I see all these characters as being products of their time, and that also includes Rilla. Her entire life, she was told that girls and women have to act a certain way and that any deviation from the socially accepted norm is deeply shameful. She believes that way of thinking, because it's the only thing she's ever been told. We see bursts of her questioning that logic, but they're mostly borne out of feelings of rebelliousness and unfairness. She notices that men are held to different standards and she has a vague sense that it's not fair, but there's no coherent logic behind these thoughts yet. She's very much still at the beginning of figuring this out, though yes, the seeds have been planted.
Ah, the letter, the letter... As we know now, Walter never received it.
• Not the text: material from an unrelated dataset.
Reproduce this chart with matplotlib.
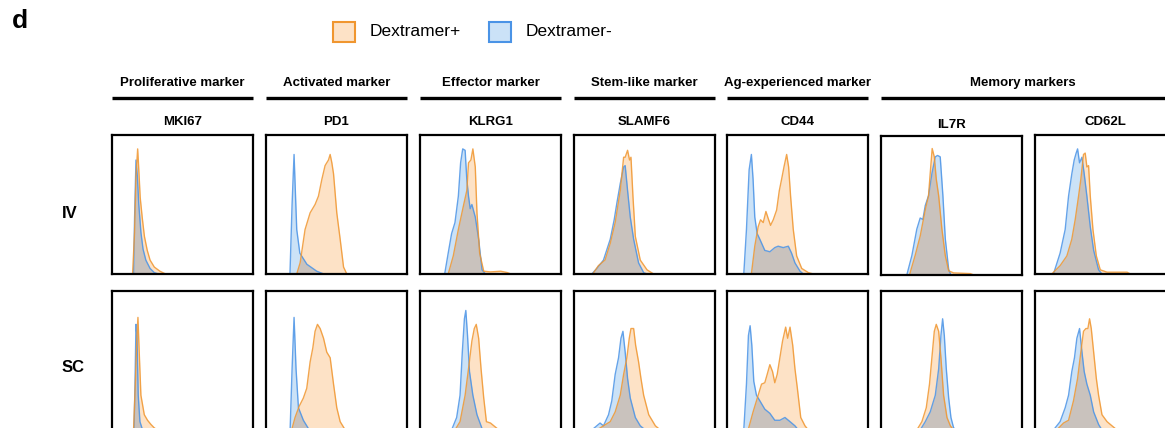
import numpy as np
import matplotlib
matplotlib.use("Agg")
import matplotlib.pyplot as plt
from matplotlib.patches import Rectangle

plt.rcParams['font.family'] = ['Liberation Sans', 'DejaVu Sans']

# column headers
groups = ["Proliferative marker", "Activated marker", "Effector marker",
          "Stem-like marker", "Ag-experienced marker", "Memory markers"]
group_span = [(0, 0), (1, 1), (2, 2), (3, 3), (4, 4), (5, 6)]
markers = ["MKI67", "PD1", "KLRG1", "SLAMF6", "CD44", "IL7R", "CD62L"]
rows = ["IV", "SC"]

# histogram outlines: (x % of panel width, height fraction)
# IV row, Dextramer+ (orange) / Dextramer- (blue)
iv_mki67_pos = [(14.6, 0), (16, .3), (17, .7), (18.2, .9), (19, .75), (20, .55), (21.5, .4),
                (23, .27), (25, .17), (27, .1), (30, .05), (34, .02), (38, 0)]
iv_mki67_neg = [(15.3, 0), (16, .4), (17, .82), (18, .7), (19, .5), (20.5, .3), (22, .18),
                (24, .1), (27, .04), (30, .01), (33, 0)]
iv_pd1_pos = [(21.8, 0), (24.2, .08), (27.7, .32), (31.3, .44), (34.8, .5), (37.2, .56),
              (39.6, .68), (41.9, .78), (44.3, .82), (45.5, .86), (46.7, .8), (47.9, .72),
              (50.2, .44), (52.6, .25), (55, .05), (57.3, 0)]
iv_pd1_neg = [(17, 0), (18.5, .5), (19.9, .86), (20.8, .6), (21.8, .32), (24, .15),
              (29, .07), (36, .02), (41, 0)]
iv_klrg1_pos = [(20, 0), (23.6, .13), (27.2, .32), (30.8, .49), (33.2, .6), (34.4, .8),
                (36.1, .82), (37.5, .9), (39.2, .77), (40.4, .44), (42.3, .15), (45.2, .02),
                (50, .015), (57.2, .02), (62, .01), (64.4, 0)]
iv_klrg1_neg = [(17.5, 0), (20, .15), (22.4, .29), (24.8, .37), (27.2, .56), (28.8, .8),
                (30.3, .9), (32, .89), (33.2, .68), (34.4, .56), (35.6, .47), (36.8, .5),
                (39.2, .41), (41.6, .25), (44, .03), (46.4, 0)]
iv_slamf6_pos = [(13.3, 0), (17.3, .06), (22, .1), (25.7, .22), (29.2, .37), (32.8, .6),
                 (35.2, .84), (36.3, .84), (38, .89), (39.4, .82), (40.4, .84), (41.8, .56),
                 (43.5, .27), (47, .1), (51.8, .03), (56.5, 0)]
iv_slamf6_neg = [(12.6, 0), (16.2, .04), (20.9, .1), (25.7, .25), (28.5, .39), (30.4, .51),
                 (32.8, .65), (35.2, .77), (36.3, .78), (38, .6), (39.9, .41), (42.3, .25),
                 (45.8, .08), (49.4, .01), (51.8, 0)]
iv_cd44_pos = [(17.3, 0), (19.7, .2), (22.1, .34), (23.8, .39), (25.7, .37), (27.6, .45),
               (29.2, .4), (30.9, .35), (32.8, .39), (35.2, .46), (37.1, .6), (38.7, .68),
               (40.4, .77), (42.3, .86), (43.7, .77), (45.1, .56), (47, .32), (49.4, .13),
               (53, .04), (57.7, .01), (61.3, 0)]
iv_cd44_neg = [(11.9, 0), (13.8, .32), (15.7, .75), (17.3, .86), (18.5, .68), (19.7, .41),
               (21.4, .29), (23.3, .25), (26.8, .17), (30.4, .16), (33.9, .19), (36.3, .2),
               (39.9, .19), (43.5, .2), (45.8, .15), (48.2, .08), (51.8, .02), (54.2, 0)]
iv_il7r_pos = [(20.2, 0), (24.2, .14), (27.8, .28), (31.4, .47), (33.7, .57), (34.9, .73),
               (36.3, .91), (37.8, .85), (39.2, .69), (40.9, .57), (43.2, .33), (45.6, .14),
               (48, .03), (51.5, .015), (63.4, .01), (65.8, 0)]
iv_il7r_neg = [(18.3, 0), (21.9, .14), (25.4, .33), (27.8, .41), (29.7, .4), (31.4, .5),
               (33.7, .57), (36.1, .73), (38.5, .85), (40.1, .86), (42, .85), (43.9, .57),
               (45.6, .26), (48, .04), (49.6, 0)]
iv_cd62l_pos = [(11.9, 0), (17.8, .06), (22.6, .13), (26.1, .25), (28.5, .39), (30.9, .56),
                (32.5, .68), (34.4, .86), (35.6, .87), (36.8, .77), (38, .78), (39.2, .56),
                (41.1, .32), (43.5, .13), (46.3, .03), (51.1, .013), (65.3, .013), (67.7, 0)]
iv_cd62l_neg = [(13.1, 0), (17.8, .15), (21.4, .32), (23.8, .56), (26.1, .72), (27.8, .82),
                (29.2, .87), (30.2, .9), (31.6, .8), (33.3, .84), (34.9, .72), (36.8, .56),
                (39.2, .34), (41.6, .17), (45.1, .03), (47.5, 0)]

# SC row
sc_mki67_pos = [(15.3, 0), (16.5, .32), (17.7, .68), (18.4, .81), (19.3, .56), (20.5, .25),
                (22.9, .11), (25.2, .07), (27.6, .04), (30, .015), (32.3, 0)]
sc_mki67_neg = [(15.6, 0), (16.3, .32), (17, .76), (17.7, .68), (18.6, .25), (19.8, .06),
                (21.7, 0)]
sc_pd1_pos = [(18.2, 0), (20.6, .09), (23.5, .17), (26.5, .23), (28.9, .3), (31.3, .49),
              (33.2, .59), (34.8, .71), (36.5, .76), (38.4, .73), (40.8, .66), (43.1, .56),
              (45.5, .52), (47.9, .33), (50.2, .16), (52.6, .06), (56.2, 0)]
sc_pd1_neg = [(17.1, 0), (18.5, .44), (19.9, .81), (21.3, .44), (23, .16), (26.5, .07),
              (30.1, .01), (32.5, 0)]
sc_klrg1_pos = [(24.8, 0), (28.4, .06), (32, .25), (34.4, .44), (36.8, .64), (38.5, .73),
                (39.9, .76), (41.6, .66), (43.3, .44), (45.2, .23), (47.1, .06), (50, .05),
                (52.4, .03), (56, 0)]
sc_klrg1_neg = [(22.4, 0), (26, .09), (28.4, .25), (30, .56), (31.5, .8), (32.5, .86),
                (33.7, .68), (35.1, .42), (37.5, .25), (40.4, .11), (44, .01), (46.4, 0)]
sc_slamf6_pos = [(16.2, 0), (20.9, .03), (25.7, .06), (29.2, .13), (32.8, .25), (35.2, .4),
                 (37.5, .52), (39.2, .66), (40.4, .73), (42.3, .73), (43.7, .61), (45.8, .49),
                 (47.5, .37), (49.4, .25), (53, .11), (57.7, .03), (61.3, 0)]
sc_slamf6_neg = [(12.6, 0), (15, .02), (18.5, .05), (20.9, .03), (24.5, .11), (26.8, .21),
                 (29.2, .4), (31.6, .52), (33.3, .66), (34.7, .71), (36.3, .56), (38, .37),
                 (39.9, .23), (43.5, .09), (47, .03), (50.6, 0)]
sc_cd44_pos = [(15, 0), (18.5, .13), (22.1, .25), (24.5, .33), (26.8, .34), (28.5, .4),
               (30.4, .47), (32.3, .42), (33.9, .34), (35.6, .4), (37.5, .52), (39.4, .64),
               (41.6, .74), (43, .66), (44.7, .74), (46.6, .61), (48.2, .44), (49.9, .3),
               (52.3, .09), (55.3, .03), (57.7, 0)]
sc_cd44_neg = [(11.9, 0), (13.8, .33), (15.2, .68), (16.4, .75), (17.6, .61), (19, .35),
               (20.9, .25), (23.3, .21), (26.8, .15), (30.4, .12), (33.9, .07), (37.5, .07),
               (41.1, .09), (44.7, .06), (48.2, .03), (50.6, 0)]
sc_il7r_pos = [(25.4, 0), (29, .06), (32.1, .16), (34.4, .33), (36.1, .52), (37.8, .71),
               (39.2, .76), (40.9, .71), (42.5, .52), (44.4, .25), (46.8, .09), (49.2, .03),
               (51.5, 0)]
sc_il7r_neg = [(27.8, 0), (31.4, .06), (34.9, .13), (38.5, .25), (40.9, .44), (42.5, .68),
               (43.7, .8), (44.9, .68), (46.3, .44), (48, .23), (49.6, .09), (51.5, .015),
               (53.9, 0)]
sc_cd62l_pos = [(15.4, 0), (20.2, .05), (23.8, .07), (27.3, .21), (30.2, .37), (32.5, .56),
                (34.4, .71), (36.1, .73), (37.5, .73), (38.7, .8), (39.9, .73), (41.6, .56),
                (43.5, .37), (45.1, .25), (47.5, .11), (51.1, .06), (54.6, .03), (58.2, 0)]
sc_cd62l_neg = [(13.1, 0), (17.8, .06), (21.4, .16), (23.8, .25), (26.1, .42), (28, .52),
                (29.7, .66), (31.6, .73), (33.3, .56), (34.9, .42), (36.8, .33), (39.2, .25),
                (41.6, .13), (45.1, .04), (47.5, 0)]

curves = {
    ("IV", "MKI67"): (iv_mki67_pos, iv_mki67_neg), ("IV", "PD1"): (iv_pd1_pos, iv_pd1_neg),
    ("IV", "KLRG1"): (iv_klrg1_pos, iv_klrg1_neg), ("IV", "SLAMF6"): (iv_slamf6_pos, iv_slamf6_neg),
    ("IV", "CD44"): (iv_cd44_pos, iv_cd44_neg), ("IV", "IL7R"): (iv_il7r_pos, iv_il7r_neg),
    ("IV", "CD62L"): (iv_cd62l_pos, iv_cd62l_neg),
    ("SC", "MKI67"): (sc_mki67_pos, sc_mki67_neg), ("SC", "PD1"): (sc_pd1_pos, sc_pd1_neg),
    ("SC", "KLRG1"): (sc_klrg1_pos, sc_klrg1_neg), ("SC", "SLAMF6"): (sc_slamf6_pos, sc_slamf6_neg),
    ("SC", "CD44"): (sc_cd44_pos, sc_cd44_neg), ("SC", "IL7R"): (sc_il7r_pos, sc_il7r_neg),
    ("SC", "CD62L"): (sc_cd62l_pos, sc_cd62l_neg),
}

ORANGE, ORANGE_FILL = "#f0962f", "#fde2c6"
BLUE, BLUE_FILL = "#4a93e6", "#cbe2f7"
OVERLAP = "#c9c2bd"

W, H = 1165, 428
fig = plt.figure(figsize=(W / 100, H / 100), dpi=100)

col_left = [112, 266, 420, 574, 727, 881, 1035]
pw, ph = 141, 139
row_top = [135, 291]

grid = np.linspace(0, 100, 2001)
for r, row in enumerate(rows):
    for c, m in enumerate(markers):
        top = row_top[r] + (1 if (r == 0 and c == 5) else 0)
        ax = fig.add_axes([col_left[c] / W, 1 - (top + ph) / H, pw / W, ph / H])
        pos, neg = curves[(row, m)]
        px, py = zip(*pos)
        nx, ny = zip(*neg)
        o = np.interp(grid, px, py, left=0, right=0)
        b = np.interp(grid, nx, ny, left=0, right=0)
        ax.fill_between(grid, o, color=ORANGE_FILL, lw=0)
        ax.fill_between(grid, b, color=BLUE_FILL, lw=0)
        ax.fill_between(grid, np.minimum(o, b), color=OVERLAP, lw=0)
        ax.plot(nx, ny, color=BLUE, lw=1.0, alpha=0.85)
        ax.plot(px, py, color=ORANGE, lw=1.0, alpha=0.85)
        ax.set_xlim(0, 100)
        ax.set_ylim(0, 1)
        ax.set_xticks([])
        ax.set_yticks([])
        for s in ax.spines.values():
            s.set_linewidth(1.6)
            s.set_color("black")

# headers
for g, (a, b) in zip(groups, group_span):
    x0 = col_left[a] / W
    x1 = min(col_left[b] + pw, W) / W
    fig.add_artist(plt.Line2D([x0, x1], [1 - 98 / H] * 2, color="black", lw=2.4,
                              solid_capstyle="butt"))
    xc = (col_left[a] + min(col_left[b] + pw, W + 30)) / 2 / W
    if g == "Memory markers":
        xc = 1023 / W
    fig.text(xc, 1 - 83 / H, g, ha="center", va="center", fontsize=9.5, fontweight="bold")

for c, m in enumerate(markers):
    yy = 125 if m == "IL7R" else 122
    fig.text((col_left[c] + pw / 2) / W, 1 - yy / H, m, ha="center", va="center",
             fontsize=9.5, fontweight="bold")

for r, row in enumerate(rows):
    fig.text(62 / W, 1 - (213 if r == 0 else 368) / H, row, ha="left", va="center",
             fontsize=12, fontweight="bold")

fig.text(12 / W, 1 - 21 / H, "d", ha="left", va="center", fontsize=19, fontweight="bold")

# legend
for x, ec, fc, lab in [(333, ORANGE, ORANGE_FILL, "Dextramer+"), (489, BLUE, BLUE_FILL, "Dextramer-")]:
    fig.add_artist(Rectangle((x / W, 1 - 42 / H), 22 / W, 20 / H, transform=fig.transFigure,
                             facecolor=fc, edgecolor=ec, lw=1.5))
    fig.text((x + 37) / W, 1 - 32 / H, lab, ha="left", va="center", fontsize=12.5)

fig.savefig("out.png", dpi=100)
Where is that letter now, where will it end up and who might possibly read it? Excellent questions, those. Of course, it's entirely possible that the letter gets lost, now that there's no-one to receive it, or that the army simply disposes of it because its recipient is dead, but yes, it's out there now, so there's a chance it will, indeed, turn up again one day and if it does, there's no knowing into whose hands it might fall.
To Guest No.1:
Indeed, I write mainly AU stories, which means I change aspects from canon as necessary. However, I retain what fits with my stories as well, which is why Walter sadly didn't survive Courcelette in this story either. He almost did, but then I realised I could nicely utilise his death to drive my plot forward, so... goodbye to Walter it is, I'm afraid.
To Guest No.2:
Indeed, it was important for Rilla to get all those thoughts and feelings off her chest in the previous chapter. We know now that Walter never got a chance to read what she wrote, but just writing it down brought her some relief, I believe, and also made her be clearer about her own emotions. It's all still a bit jumbled, but she's slowly getting her feelings and motivations in line, which is important for her to be able to plan the next steps ahead.
I think we can safely assume that Shirley guesses parts of why Rilla was sent away, so that he's still helping her means he's not judging her for it. She could certainly tell him and he'd undoubtedly keep her secret safe, but I just don't see them as having the sort of relationship where they talk a lot about all that deep, personal stuff. Shirley is quiet by nature and before this, they weren't particularly close, so it probably doesn't occur to Rilla to talk to him, of all people. It was already very difficult for her to confide in Walter (to whom she used to tell everything) by letter, so to confide in Shirley in person would be that much harder. If she had to tell him, she might have, but seeing as he's offering his support anyway, it's just easier for her to leave it unmentioned at this point.